Memang, sesungguhnya kekuasaan sangat dekat dengan kejahatan. Lampuki
sangat luar biasa. Bravo, Arafat!"
—Sulaiman Juned, penyair,
kolumnis, dramawan, sutradara teater, pendiri Komunitas Seni Kuflet, dan
dosen teater Institut Seni Indonesia Padangpanjang
"Meskipun
Arafat menceritakan tokoh-tokoh pesong dari kampung Lampuki,
sesungguhnya dia sedang membahasakan perangai anak manusia yang bisa
kita temukan di belahan bumi mana pun dan pada zaman kapan pun ... Dalam
Lampuki kita menemukan kisah universal yang ditulis begitu sederhana,
lugas, dan mudah dipahami setiap orang. Penulisnya saya yakin suatu hari
nanti akan mendunia."
—D. Kemalawati, sastrawan dan guru, tinggal di Banda Aceh
“Sejarah
lebih sering mencatat hal-hal besar, sastrawan perlu mengambil peran
mencatat hal-hal yang tidak ditangkap oleh mata formal sejarah. Arafat
telah berusaha mencatat fragmen-fragmen kecil dari sebuah ritus sejarah
di Aceh.”
—Dianing Widya Yudhistira, novelis, tinggal di Jakarta
“Saya
yakin Lampuki menjadi novel paling menonjol tahun ini dan bakal
bertahan lama sebab ceritanya mirip gaya penulis dunia. Benar-benar
novel yang cerdas, sanggup memukau dari awal sampai akhir.”

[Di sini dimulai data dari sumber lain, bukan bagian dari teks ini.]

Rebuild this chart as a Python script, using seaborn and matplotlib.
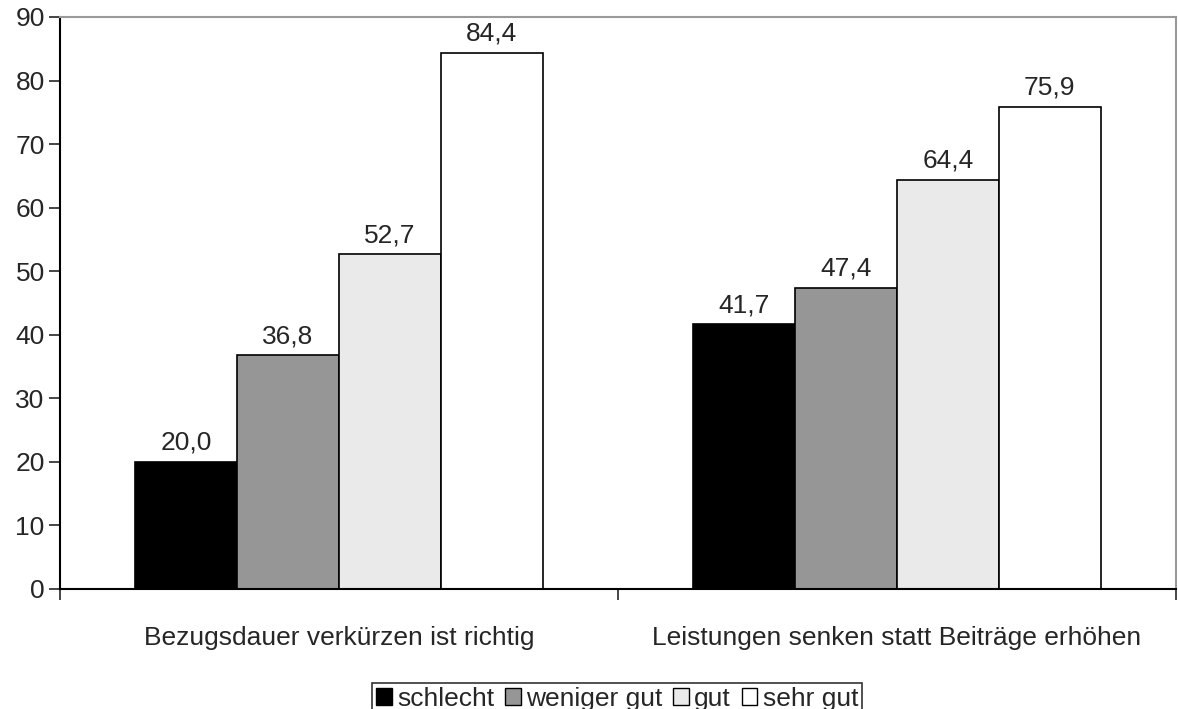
import matplotlib
matplotlib.use("Agg")
import matplotlib.pyplot as plt
import seaborn as sns
import pandas as pd
from matplotlib.ticker import FixedLocator
from matplotlib.patches import Patch

categories = ["Bezugsdauer verkürzen ist richtig", "Leistungen senken statt Beiträge erhöhen"]
groups = ["schlecht", "weniger gut", "gut", "sehr gut"]
schlecht = [20.0, 41.7]
weniger_gut = [36.8, 47.4]
gut = [52.7, 64.4]
sehr_gut = [84.4, 75.9]
colors = ["#000000", "#969696", "#eaeaea", "#ffffff"]

rows = []
for g, vals in zip(groups, [schlecht, weniger_gut, gut, sehr_gut]):
    for c, v in zip(categories, vals):
        rows.append({"cat": c, "grp": g, "val": v})
df = pd.DataFrame(rows)

sns.set_style("white")
plt.rcParams["font.family"] = ["Liberation Sans", "DejaVu Sans"]
FS = 19

fig = plt.figure(figsize=(11.78, 7.09), dpi=100)
ax = fig.add_axes([60/1178, 1-589/709, (1176-60)/1178, (589-17)/709])
sns.barplot(data=df, x="cat", y="val", hue="grp", order=categories, hue_order=groups,
            palette=colors, edgecolor="black", linewidth=1.2, width=0.73, ax=ax,
            legend=False, saturation=1)

for cont in ax.containers:
    labels = [f"{v:.1f}".replace(".", ",") for v in cont.datavalues]
    ax.bar_label(cont, labels=labels, padding=5, fontsize=FS)

ax.set_xlim(-0.5, 1.5)
ax.set_ylim(0, 90)
ax.set_yticks(range(0, 91, 10))
ax.set_xlabel("")
ax.set_ylabel("")
ax.tick_params(axis="y", labelsize=FS, length=8, width=1.2, direction="out", left=True, pad=3)
ax.tick_params(axis="x", which="major", length=0, labelsize=FS, pad=27)
ax.xaxis.set_minor_locator(FixedLocator([-0.5, 0.5, 1.5]))
ax.tick_params(axis="x", which="minor", length=8, width=1.2, direction="out", bottom=True)
for s in ["left", "bottom"]:
    ax.spines[s].set_color("black")
    ax.spines[s].set_linewidth(1.5)
for s in ["top", "right"]:
    ax.spines[s].set_color("#999999")
    ax.spines[s].set_linewidth(1.5)

handles = [Patch(facecolor=c, edgecolor="black", linewidth=1) for c in colors]
leg = fig.legend(handles, groups, loc="lower center", bbox_to_anchor=(0.524, -0.012), ncol=4,
                 frameon=True, fontsize=FS, handlelength=0.6, handleheight=0.6,
                 handletextpad=0.2, columnspacing=0.4, borderpad=0.15, fancybox=False,
                 borderaxespad=0.1)
leg.get_frame().set_edgecolor("black")
leg.get_frame().set_linewidth(1.2)

fig.savefig("out.png", dpi=100)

—Fikar W. Eda, penyair dan wartawan, tinggal di Jakarta
“Lampuki
memiliki keteraturan diksi dan kehati-hatian pemilihan kalimat. Ada
kesadaran pascakolonial dalam bernarasi yang tidak tunduk pada bahasa
pop pasaran. Ceritanya kadangkala kelu dan muram, tetapi memang
begitulah warna dalam kehidupan nyata ...”
—Teuku Kemal Fasya, esais, dosen antropologi Universitas Malikussaleh, Banda Aceh
"Lampuki
disajikan dengan cara berbeda dari kebanyakan karya sastra di
Indonesia. Penceritaannya sangat kuat dengan bahasa yang membumi. Arafat
piawai mengambil jarak dengan semua tokoh dan peristiwa, tetapi
kisahnya sangat dekat dengan kita semua."